Source code of charts

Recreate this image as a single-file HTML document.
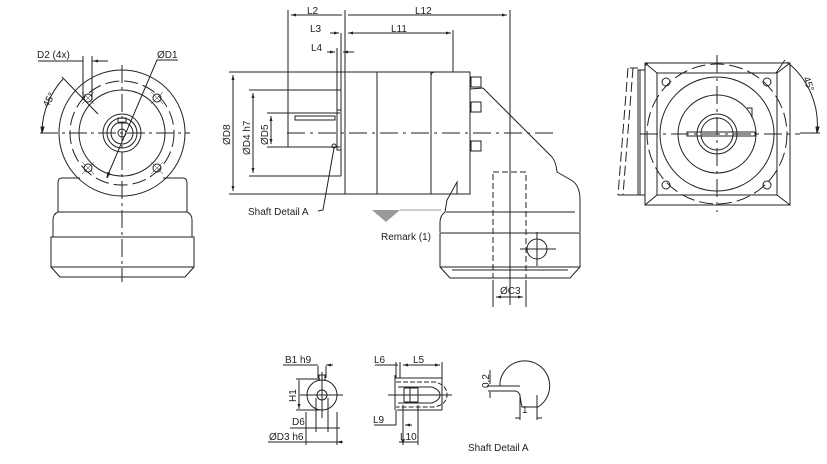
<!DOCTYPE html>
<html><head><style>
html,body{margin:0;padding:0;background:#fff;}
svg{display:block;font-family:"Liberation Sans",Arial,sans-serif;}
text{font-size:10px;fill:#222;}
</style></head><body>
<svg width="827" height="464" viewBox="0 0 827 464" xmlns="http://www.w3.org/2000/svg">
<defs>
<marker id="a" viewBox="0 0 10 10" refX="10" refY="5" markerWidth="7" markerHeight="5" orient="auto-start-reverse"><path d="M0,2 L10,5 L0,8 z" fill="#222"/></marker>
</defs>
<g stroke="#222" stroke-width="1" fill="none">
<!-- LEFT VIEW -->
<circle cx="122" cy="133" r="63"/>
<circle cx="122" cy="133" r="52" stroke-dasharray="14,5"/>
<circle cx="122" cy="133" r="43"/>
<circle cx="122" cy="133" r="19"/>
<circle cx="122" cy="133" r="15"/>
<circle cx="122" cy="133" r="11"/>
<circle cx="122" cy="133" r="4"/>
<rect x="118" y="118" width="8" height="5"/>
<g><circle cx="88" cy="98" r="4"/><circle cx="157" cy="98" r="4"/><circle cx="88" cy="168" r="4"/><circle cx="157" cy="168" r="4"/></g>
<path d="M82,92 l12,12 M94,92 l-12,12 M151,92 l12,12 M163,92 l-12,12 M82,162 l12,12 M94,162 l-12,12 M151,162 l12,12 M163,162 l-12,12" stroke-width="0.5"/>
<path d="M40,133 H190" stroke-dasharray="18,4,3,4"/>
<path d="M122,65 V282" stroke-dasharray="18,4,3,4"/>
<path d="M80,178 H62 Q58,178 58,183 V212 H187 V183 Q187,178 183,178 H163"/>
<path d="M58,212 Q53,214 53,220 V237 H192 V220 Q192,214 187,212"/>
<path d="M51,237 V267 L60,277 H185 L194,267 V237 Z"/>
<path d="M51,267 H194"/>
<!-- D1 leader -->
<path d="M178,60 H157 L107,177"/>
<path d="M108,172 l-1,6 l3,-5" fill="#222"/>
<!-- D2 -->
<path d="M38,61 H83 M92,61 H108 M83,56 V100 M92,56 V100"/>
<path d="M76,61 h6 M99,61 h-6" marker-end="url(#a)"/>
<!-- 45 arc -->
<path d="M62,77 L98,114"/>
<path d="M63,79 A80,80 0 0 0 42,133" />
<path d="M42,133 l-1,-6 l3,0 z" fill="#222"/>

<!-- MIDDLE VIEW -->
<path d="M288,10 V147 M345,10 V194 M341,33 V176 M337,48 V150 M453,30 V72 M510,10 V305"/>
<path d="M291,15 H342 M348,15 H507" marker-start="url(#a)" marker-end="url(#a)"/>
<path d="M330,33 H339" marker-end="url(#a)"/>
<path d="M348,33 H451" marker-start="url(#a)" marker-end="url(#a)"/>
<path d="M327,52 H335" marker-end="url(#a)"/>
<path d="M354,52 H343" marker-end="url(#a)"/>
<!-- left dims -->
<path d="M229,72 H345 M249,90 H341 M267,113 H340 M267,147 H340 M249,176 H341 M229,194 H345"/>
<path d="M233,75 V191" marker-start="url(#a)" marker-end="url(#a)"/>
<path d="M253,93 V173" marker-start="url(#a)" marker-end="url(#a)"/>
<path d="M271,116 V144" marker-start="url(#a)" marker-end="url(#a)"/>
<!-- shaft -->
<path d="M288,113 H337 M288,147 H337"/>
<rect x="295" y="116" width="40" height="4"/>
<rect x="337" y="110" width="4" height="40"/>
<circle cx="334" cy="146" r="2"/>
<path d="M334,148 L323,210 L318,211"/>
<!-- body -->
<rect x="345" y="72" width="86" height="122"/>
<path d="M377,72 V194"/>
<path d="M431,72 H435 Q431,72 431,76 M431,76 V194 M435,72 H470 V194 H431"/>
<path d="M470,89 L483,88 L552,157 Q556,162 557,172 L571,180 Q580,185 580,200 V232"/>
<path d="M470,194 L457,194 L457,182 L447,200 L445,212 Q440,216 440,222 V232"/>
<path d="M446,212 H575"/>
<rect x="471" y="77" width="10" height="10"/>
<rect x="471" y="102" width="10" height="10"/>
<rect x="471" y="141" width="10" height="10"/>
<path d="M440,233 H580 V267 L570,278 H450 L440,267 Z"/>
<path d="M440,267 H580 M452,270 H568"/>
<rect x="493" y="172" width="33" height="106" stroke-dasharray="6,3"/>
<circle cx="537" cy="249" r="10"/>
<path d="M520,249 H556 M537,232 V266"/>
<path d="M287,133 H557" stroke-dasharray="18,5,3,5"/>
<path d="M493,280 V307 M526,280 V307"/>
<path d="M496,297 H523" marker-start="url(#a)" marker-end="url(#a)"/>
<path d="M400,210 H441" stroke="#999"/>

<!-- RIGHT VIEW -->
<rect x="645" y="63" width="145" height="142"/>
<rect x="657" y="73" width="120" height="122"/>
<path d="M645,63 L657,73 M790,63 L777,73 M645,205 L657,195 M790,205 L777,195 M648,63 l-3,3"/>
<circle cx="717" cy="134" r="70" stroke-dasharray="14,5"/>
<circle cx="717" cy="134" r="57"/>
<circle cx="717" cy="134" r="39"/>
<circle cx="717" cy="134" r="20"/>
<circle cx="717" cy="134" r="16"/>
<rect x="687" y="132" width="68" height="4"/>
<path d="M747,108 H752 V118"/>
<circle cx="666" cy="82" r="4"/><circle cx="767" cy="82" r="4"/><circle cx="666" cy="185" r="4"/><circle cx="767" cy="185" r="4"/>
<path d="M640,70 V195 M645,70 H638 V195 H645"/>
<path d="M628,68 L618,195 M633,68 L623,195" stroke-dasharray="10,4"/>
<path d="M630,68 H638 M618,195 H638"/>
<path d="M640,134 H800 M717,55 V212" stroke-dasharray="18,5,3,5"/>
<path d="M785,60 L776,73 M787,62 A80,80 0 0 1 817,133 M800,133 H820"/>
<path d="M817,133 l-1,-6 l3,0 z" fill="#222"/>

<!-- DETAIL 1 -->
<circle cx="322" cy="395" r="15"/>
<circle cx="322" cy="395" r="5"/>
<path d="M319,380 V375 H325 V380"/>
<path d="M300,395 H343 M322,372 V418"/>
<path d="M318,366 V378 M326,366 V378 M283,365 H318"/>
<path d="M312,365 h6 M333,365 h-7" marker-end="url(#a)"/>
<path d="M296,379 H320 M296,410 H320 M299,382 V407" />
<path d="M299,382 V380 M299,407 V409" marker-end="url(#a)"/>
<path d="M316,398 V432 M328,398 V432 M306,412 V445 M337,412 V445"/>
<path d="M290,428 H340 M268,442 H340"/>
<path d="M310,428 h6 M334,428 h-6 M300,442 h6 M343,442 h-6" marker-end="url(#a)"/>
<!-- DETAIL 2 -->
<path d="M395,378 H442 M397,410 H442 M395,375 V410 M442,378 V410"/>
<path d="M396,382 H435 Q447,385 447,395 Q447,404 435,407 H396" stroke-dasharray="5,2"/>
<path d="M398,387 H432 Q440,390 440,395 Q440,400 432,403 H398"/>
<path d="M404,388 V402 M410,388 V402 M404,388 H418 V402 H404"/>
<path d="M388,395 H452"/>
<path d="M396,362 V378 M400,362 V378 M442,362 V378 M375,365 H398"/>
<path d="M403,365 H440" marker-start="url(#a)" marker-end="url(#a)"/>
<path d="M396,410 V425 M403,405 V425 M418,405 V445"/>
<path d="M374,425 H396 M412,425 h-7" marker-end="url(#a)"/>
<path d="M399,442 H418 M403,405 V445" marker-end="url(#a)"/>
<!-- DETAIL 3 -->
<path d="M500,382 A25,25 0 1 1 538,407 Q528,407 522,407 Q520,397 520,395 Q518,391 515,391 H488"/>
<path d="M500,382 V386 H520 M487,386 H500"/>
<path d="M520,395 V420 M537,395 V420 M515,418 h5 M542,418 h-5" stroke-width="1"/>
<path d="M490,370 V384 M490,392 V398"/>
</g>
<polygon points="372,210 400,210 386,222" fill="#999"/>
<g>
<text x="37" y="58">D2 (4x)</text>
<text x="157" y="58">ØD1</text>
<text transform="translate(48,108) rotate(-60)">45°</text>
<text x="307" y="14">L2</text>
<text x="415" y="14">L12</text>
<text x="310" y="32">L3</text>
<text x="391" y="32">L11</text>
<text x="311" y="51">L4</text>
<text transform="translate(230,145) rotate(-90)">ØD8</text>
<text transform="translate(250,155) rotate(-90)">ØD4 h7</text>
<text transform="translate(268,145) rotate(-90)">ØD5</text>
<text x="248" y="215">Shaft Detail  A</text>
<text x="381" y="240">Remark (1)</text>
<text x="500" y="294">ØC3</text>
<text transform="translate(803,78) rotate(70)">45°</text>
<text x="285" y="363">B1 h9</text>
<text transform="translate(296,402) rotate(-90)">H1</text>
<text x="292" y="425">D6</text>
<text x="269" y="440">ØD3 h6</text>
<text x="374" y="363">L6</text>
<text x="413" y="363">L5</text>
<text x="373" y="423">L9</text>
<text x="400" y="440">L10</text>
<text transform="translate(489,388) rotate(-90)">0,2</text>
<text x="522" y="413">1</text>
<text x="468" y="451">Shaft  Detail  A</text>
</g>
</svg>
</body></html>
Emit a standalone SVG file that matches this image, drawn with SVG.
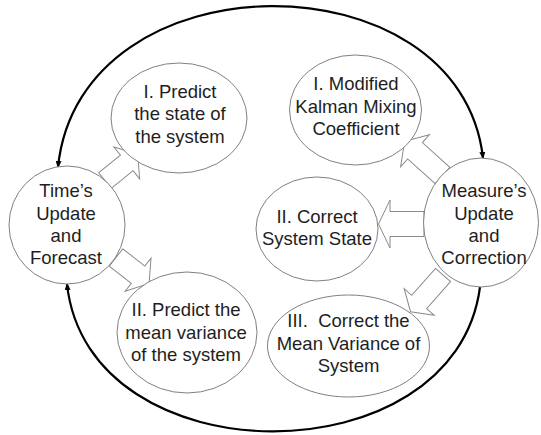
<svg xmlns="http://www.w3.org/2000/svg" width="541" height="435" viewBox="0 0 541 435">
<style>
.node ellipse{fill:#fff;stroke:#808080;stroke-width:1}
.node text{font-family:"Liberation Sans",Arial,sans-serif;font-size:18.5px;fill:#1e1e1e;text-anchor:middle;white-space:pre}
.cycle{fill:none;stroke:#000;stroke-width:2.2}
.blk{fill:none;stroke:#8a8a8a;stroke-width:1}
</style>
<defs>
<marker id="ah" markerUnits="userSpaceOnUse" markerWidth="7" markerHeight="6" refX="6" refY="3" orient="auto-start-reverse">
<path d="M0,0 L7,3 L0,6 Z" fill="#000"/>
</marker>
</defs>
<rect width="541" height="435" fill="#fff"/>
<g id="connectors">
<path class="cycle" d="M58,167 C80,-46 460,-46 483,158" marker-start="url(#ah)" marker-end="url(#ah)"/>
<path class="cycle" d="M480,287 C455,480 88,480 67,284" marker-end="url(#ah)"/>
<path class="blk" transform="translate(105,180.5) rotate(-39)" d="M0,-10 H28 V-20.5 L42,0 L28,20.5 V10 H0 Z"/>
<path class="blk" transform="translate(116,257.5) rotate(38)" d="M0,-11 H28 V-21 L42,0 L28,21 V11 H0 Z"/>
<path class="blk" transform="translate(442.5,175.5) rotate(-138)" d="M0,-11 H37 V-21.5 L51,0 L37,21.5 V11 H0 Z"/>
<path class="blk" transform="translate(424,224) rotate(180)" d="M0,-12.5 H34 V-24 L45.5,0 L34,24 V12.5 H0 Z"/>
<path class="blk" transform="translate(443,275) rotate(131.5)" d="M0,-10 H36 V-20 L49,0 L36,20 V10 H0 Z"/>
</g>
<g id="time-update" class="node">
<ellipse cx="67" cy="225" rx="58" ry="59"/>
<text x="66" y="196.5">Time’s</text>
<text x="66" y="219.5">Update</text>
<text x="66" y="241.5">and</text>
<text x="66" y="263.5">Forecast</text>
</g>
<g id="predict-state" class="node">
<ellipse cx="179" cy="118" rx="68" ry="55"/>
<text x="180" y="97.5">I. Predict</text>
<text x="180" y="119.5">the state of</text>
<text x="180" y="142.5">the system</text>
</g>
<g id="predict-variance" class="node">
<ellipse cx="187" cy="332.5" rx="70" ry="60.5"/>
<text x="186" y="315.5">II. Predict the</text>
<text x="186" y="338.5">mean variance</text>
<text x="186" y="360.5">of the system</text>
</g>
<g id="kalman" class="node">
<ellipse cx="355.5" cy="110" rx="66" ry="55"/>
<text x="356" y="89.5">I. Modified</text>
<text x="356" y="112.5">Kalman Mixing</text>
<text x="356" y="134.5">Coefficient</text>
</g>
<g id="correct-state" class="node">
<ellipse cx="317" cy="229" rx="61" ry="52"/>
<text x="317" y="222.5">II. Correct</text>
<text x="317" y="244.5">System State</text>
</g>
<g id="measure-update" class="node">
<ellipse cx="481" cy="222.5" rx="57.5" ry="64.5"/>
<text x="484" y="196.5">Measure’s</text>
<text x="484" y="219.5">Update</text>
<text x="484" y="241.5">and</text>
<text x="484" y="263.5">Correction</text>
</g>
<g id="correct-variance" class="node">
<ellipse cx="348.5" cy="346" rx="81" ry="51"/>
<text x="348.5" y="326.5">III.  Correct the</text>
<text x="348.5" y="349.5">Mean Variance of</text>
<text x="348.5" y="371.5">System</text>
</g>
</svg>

# Brief:
Copy all the lines above that hold the string "image".

# The result:
Recreate this image as a single-file HTML document.
Emit a standalone SVG file that matches this image, drawn with SVG.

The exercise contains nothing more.